Danzig
Neutral Sources Document Why Germany Invaded Poland
John Wear from InconvenientHistory.com writes:
Most historians state that Germany’s invasion of Poland was
an unprovoked act of aggression designed to create Lebensraum and
eventually take control of Europe. According to conventional historians, Adolf
Hitler hated the Polish people and wanted to destroy them as his first step on
the road to world conquest.[1]
British historian Andrew Roberts, for example, writes:[2]
“The Polish Corridor, which had been intended by the
framers of the Versailles Treaty of 1919 to cut off East Prussia from the rest
of Germany, had long been presented as a casus belli by the
Nazis, as had the ethnically German Baltic port of Danzig, but, as Hitler had
told a conference of generals in May 1939, 'Danzig is not the real issue. The
real point is for us to open up our Lebensraum to the east and
ensure our supplies of foodstuffs.”'
British historian Richard J. Evans writes:[3]
“In 1934, when Hitler had concluded a 10-year
non-aggression pact with the Poles, it had seemed possible that Poland might
become a satellite state in a future European order dominated by Germany. But,
by 1939, it had become a serious obstacle to the eastward expansion of the
Third Reich. It therefore had to be wiped from the map, and ruthlessly
exploited to finance preparations for the coming war in the west.”
This article uses non-German sources to document that,
contrary to what most historians claim, Germany’s invasion of Poland was
provoked by the Polish government’s acts of violence against its ethnic German
minority.
Historical Background
Polish Foreign Minister Józef Beck accepted an offer from
Great Britain on March 30, 1939, that gave an unconditional unilateral
guarantee of Poland’s independence. The British Empire agreed to go to war as
an ally of Poland if the Poles decided that war was necessary. In words drafted
by British Foreign Secretary Lord Halifax, Neville Chamberlain spoke in the
House of Commons on March 31, 1939, declaring:[4]
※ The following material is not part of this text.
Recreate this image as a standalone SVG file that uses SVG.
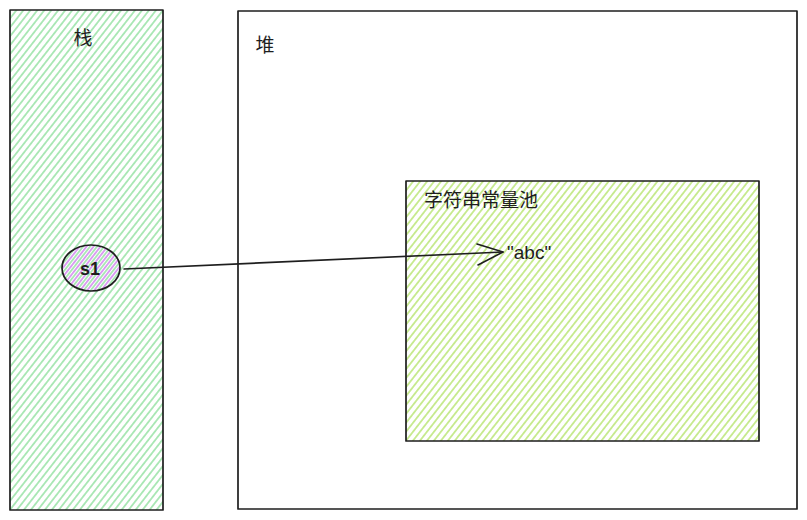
<svg xmlns="http://www.w3.org/2000/svg" width="807" height="520" viewBox="0 0 807 520">
  <style>
    .box { stroke: #1e1e1e; stroke-width: 1.7; stroke-linejoin: round; }
    .cjk { font-family: "Noto Sans CJK SC", "Noto Sans", sans-serif; font-size: 19px; fill: #1e1e1e; }
    .hand { font-family: "Liberation Sans", "DejaVu Sans", sans-serif; fill: #1e1e1e; }
    .conn { stroke: #1e1e1e; stroke-width: 1.6; fill: none; stroke-linecap: round; stroke-linejoin: round; }
  </style>
  <defs>
    <pattern id="hGreen" width="5.5" height="5.5" patternUnits="userSpaceOnUse" patternTransform="rotate(-52)">
      <line x1="0" y1="2.75" x2="5.5" y2="2.75" stroke="#8fe09e" stroke-width="1.4"/>
    </pattern>
    <pattern id="hLime" width="5.5" height="5.5" patternUnits="userSpaceOnUse" patternTransform="rotate(-52)">
      <line x1="0" y1="2.75" x2="5.5" y2="2.75" stroke="#b5e36b" stroke-width="1.4"/>
    </pattern>
    <pattern id="hPurple" width="5.5" height="5.5" patternUnits="userSpaceOnUse" patternTransform="rotate(-52) translate(0 2.75)">
      <line x1="0" y1="2.75" x2="5.5" y2="2.75" stroke="#d58cf0" stroke-width="1.6"/>
    </pattern>
  </defs>
  <rect width="807" height="520" fill="#ffffff"/>

  <g id="stack">
    <rect class="box" x="10" y="10" width="153" height="500" fill="url(#hGreen)"/>
    <text class="cjk" x="83" y="45" text-anchor="middle">栈</text>
  </g>

  <g id="heap">
    <rect class="box" x="238" y="11" width="559" height="498" fill="none"/>
    <text class="cjk" x="265" y="52" text-anchor="middle">堆</text>
  </g>

  <g id="pool">
    <rect class="box" x="406" y="181" width="353" height="260" fill="url(#hLime)"/>
    <text class="cjk" x="424" y="207">字符串常量池</text>
    <text class="hand" x="507" y="259" font-size="19">"abc"</text>
  </g>

  <g id="s1">
    <ellipse class="box" cx="91" cy="268" rx="29" ry="23" fill="url(#hPurple)"/>
    <text class="hand" x="90" y="275" font-size="18" font-weight="bold" text-anchor="middle">s1</text>
  </g>

  <g id="connectors">
    <path class="conn" d="M124 269 L503 252"/>
    <path class="conn" d="M477 244 L503 252 L478 265"/>
  </g>
</svg>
“I now have to inform the House… that, in the event of
any action which clearly threatened Polish independence and which the Polish
government accordingly considered it vital to resist with their national
forces, His Majesty’s Government would feel themselves bound at once to lend
the Polish government all support in their power. They have given the Polish
government an assurance to that effect.”
Great Britain’s unprecedented “blank check” to Poland led to
increasing violence against the German minority in Poland. The book Polish
Acts of Atrocity against the German Minority in Poland answers the
question why the Polish government allowed such atrocities to happen:[5]
“The guarantee of assistance given Poland by the British government was the agent which lent impetus to Britain’s policy of encirclement. It was designed to exploit the problem of Danzig and the Corridor to begin a war, desired and long-prepared by England, for the annihilation of Greater Germany. In Warsaw, moderation was no longer considered necessary, and the opinion held was that matters could be safely brought to a head.
England was backing this diabolical game, having guaranteed the 'integrity' of the Polish state. The British assurance of assistance meant that Poland was to be the battering ram of Germany’s enemies. Henceforth, Poland neglected no form of provocation of Germany and, in its blindness, dreamt of 'victorious battle at Berlin’s gates.'
Had it not been for the encouragement of the English war
clique, which was stiffening Poland’s attitude toward the Reich and whose
promises led Warsaw to feel safe, the Polish government would hardly have let
matters develop to the point where Polish soldiers and civilians would
eventually interpret the slogan to extirpate all German influence as an
incitement to the murder and bestial mutilation of human beings.”
Most of the outside world dismissed this book as nothing
more than Nazi propaganda used to justify Hitler’s invasion of Poland. However,
as we will see in this article, the violence against Poland’s ethnic Germans
that led to Hitler’s invasion of Poland has been well-documented by numerous
non-German sources.
American Sources
American historian David Hoggan wrote that German-Polish
relationships became strained by the increasing harshness with which the Polish
authorities handled its German minority. More than 1 million ethnic Germans
resided in Poland, and these Germans were the principal victims of the
German-Polish crisis in the coming weeks. The Germans in Poland were subjected
to increasing doses of violence from the dominant Poles. Ultimately, many
thousands of Germans in Poland paid for this crisis with their lives. They were
among the first victims of Britain’s war policy against Germany.[6]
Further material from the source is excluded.